There are a multitude of uses for sage including culinary, medicinal, craft and ornamental. In the U.S. most people are familiar with sage in the stuffing for turkeys at Thanksgiving, but it shouldn’t be restricted to this use. In other countries sage is used in a variety of sauces, especially with fatty meats. In Italy, the fresh leaves are lightly fried with liver, and rolled up with ham and veal in saltimbocca. In Germany and Belgium, the leaves are added to eel and other oily fish dishes. And in Middle Eastern countries the leaves are used liberally in salads.

Try using fresh sage with cheese or chicken dishes, or use it as a dry rub on pork chops before grilling. Use the flowers in salads, or make sage vinegar and sage butter. Dip and fry whole leaves in batter or young leaves in cream, and eat with sugar and orange. Shelley Ryan of the WI Gardener program on WI Public TV offers this recipe for fried sage leaves:

Deep Fried Sage Leaves

½ cup white flour
salt
½ cup sparkling mineral water
1 tbsp vegetable oil
1 egg white
15 large sage leaves
oil for frying
Mix flour with a speck of salt. Add mineral water and oil; blend. Gently stir in one egg white that has been whipped until almost stiff. Dip sage leaves in mixture and fry in hot oil (about 350 degrees) until browned. Watch carefully, as the light batter browns quickly. Remove from the oil, drain on paper towels, and serve warm. This recipe can easily be doubled.

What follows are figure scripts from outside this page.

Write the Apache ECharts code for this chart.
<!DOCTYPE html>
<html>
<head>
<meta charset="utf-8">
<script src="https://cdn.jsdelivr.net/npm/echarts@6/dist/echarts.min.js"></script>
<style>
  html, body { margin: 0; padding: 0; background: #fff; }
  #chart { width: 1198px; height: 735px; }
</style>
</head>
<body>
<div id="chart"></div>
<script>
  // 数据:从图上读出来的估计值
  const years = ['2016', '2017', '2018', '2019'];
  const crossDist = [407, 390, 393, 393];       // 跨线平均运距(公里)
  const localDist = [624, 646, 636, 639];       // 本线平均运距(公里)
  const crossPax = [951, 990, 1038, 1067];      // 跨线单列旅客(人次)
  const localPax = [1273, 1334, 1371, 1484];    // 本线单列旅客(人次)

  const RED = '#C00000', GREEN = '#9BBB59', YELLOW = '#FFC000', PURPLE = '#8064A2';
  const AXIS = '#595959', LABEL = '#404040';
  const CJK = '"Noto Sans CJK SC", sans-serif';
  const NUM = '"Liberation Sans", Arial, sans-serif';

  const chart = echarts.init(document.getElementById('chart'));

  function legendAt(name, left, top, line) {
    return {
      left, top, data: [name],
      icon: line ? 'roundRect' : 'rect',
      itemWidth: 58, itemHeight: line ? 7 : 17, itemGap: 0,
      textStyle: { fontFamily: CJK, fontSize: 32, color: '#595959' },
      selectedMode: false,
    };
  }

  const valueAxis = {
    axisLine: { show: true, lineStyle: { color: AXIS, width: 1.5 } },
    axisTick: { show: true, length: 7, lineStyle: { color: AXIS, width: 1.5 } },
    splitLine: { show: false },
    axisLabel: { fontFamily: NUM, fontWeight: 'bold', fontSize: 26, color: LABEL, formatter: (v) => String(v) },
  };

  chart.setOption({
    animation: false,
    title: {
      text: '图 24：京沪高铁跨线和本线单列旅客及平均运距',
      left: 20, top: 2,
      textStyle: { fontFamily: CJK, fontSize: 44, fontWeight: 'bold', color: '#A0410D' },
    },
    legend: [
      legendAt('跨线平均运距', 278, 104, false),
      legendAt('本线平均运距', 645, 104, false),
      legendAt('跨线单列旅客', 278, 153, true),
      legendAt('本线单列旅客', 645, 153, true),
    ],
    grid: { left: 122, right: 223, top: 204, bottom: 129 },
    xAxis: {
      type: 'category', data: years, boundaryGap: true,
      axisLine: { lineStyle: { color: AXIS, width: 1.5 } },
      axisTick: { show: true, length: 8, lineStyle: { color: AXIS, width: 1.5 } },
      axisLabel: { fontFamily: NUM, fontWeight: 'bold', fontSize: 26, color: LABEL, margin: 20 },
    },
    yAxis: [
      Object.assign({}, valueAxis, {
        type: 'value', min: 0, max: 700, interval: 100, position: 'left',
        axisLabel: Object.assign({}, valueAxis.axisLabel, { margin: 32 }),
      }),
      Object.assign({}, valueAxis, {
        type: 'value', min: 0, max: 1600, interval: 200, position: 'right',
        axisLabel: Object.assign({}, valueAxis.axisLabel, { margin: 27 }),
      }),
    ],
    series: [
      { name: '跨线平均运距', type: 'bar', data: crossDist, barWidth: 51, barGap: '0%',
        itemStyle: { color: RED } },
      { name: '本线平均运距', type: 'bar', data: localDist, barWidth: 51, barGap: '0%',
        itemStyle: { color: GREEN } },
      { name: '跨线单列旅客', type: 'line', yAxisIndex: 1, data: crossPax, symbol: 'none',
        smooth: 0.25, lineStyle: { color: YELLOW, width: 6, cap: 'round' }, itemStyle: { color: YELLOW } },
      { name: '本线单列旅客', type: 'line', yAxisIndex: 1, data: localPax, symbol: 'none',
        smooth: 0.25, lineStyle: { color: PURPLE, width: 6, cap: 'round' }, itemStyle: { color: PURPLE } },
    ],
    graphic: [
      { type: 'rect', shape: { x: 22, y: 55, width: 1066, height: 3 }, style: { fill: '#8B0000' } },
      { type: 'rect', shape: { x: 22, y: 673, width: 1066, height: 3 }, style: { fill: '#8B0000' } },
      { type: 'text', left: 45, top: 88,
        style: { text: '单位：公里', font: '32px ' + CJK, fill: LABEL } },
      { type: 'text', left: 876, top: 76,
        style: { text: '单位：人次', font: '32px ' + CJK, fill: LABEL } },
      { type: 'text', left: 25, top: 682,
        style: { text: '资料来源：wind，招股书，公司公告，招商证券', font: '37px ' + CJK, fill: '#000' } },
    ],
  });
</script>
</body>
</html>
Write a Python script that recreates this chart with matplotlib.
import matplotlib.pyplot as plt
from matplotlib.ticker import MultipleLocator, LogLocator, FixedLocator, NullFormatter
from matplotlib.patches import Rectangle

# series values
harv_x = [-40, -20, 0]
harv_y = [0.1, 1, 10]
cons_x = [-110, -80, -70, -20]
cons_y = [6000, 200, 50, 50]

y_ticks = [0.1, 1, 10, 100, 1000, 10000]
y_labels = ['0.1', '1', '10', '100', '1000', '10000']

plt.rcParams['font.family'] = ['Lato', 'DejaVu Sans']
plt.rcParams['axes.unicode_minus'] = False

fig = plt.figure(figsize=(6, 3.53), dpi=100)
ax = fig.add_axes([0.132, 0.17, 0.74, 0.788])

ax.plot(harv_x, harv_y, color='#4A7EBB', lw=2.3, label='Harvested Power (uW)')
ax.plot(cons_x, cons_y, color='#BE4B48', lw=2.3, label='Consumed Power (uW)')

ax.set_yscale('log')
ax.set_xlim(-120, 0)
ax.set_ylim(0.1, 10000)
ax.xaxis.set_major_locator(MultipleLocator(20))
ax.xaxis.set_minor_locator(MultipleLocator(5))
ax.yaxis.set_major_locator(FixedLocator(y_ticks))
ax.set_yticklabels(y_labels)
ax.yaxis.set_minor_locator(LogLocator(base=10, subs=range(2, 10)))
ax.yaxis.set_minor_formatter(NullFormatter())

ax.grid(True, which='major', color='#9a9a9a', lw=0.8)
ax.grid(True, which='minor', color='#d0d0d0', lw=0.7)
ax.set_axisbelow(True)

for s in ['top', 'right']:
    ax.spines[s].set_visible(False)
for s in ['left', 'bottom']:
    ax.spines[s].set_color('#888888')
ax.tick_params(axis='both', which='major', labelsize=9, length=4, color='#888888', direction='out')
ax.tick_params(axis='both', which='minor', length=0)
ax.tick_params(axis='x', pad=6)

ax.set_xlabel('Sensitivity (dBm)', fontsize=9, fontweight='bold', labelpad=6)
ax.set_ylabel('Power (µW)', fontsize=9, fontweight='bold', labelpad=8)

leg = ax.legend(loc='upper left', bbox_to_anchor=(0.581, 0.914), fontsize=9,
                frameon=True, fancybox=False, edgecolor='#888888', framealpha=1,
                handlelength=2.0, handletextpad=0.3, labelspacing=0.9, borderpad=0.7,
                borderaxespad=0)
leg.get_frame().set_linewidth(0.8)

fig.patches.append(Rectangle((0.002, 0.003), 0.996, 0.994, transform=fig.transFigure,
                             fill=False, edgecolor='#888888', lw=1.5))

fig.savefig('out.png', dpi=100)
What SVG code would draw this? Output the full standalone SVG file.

While sage is more commonly thought of as a culinary herb, it is also has medicinal and cosmetic uses. Sage tea is purported to have antiseptic qualities good for sore throats, aid in digestion, and may boost insulin action. A poultice of sage leaves mixed with saliva supposedly provides relief from the itching and swelling of insect bites, a strong infusion can be used to darken gray hair, it is frequently mentioned as an antiperspirant, and it has been reported to relieve a plethora of other ills, such as diarrhea, coughs and colds, snake-bite, and for wart removal.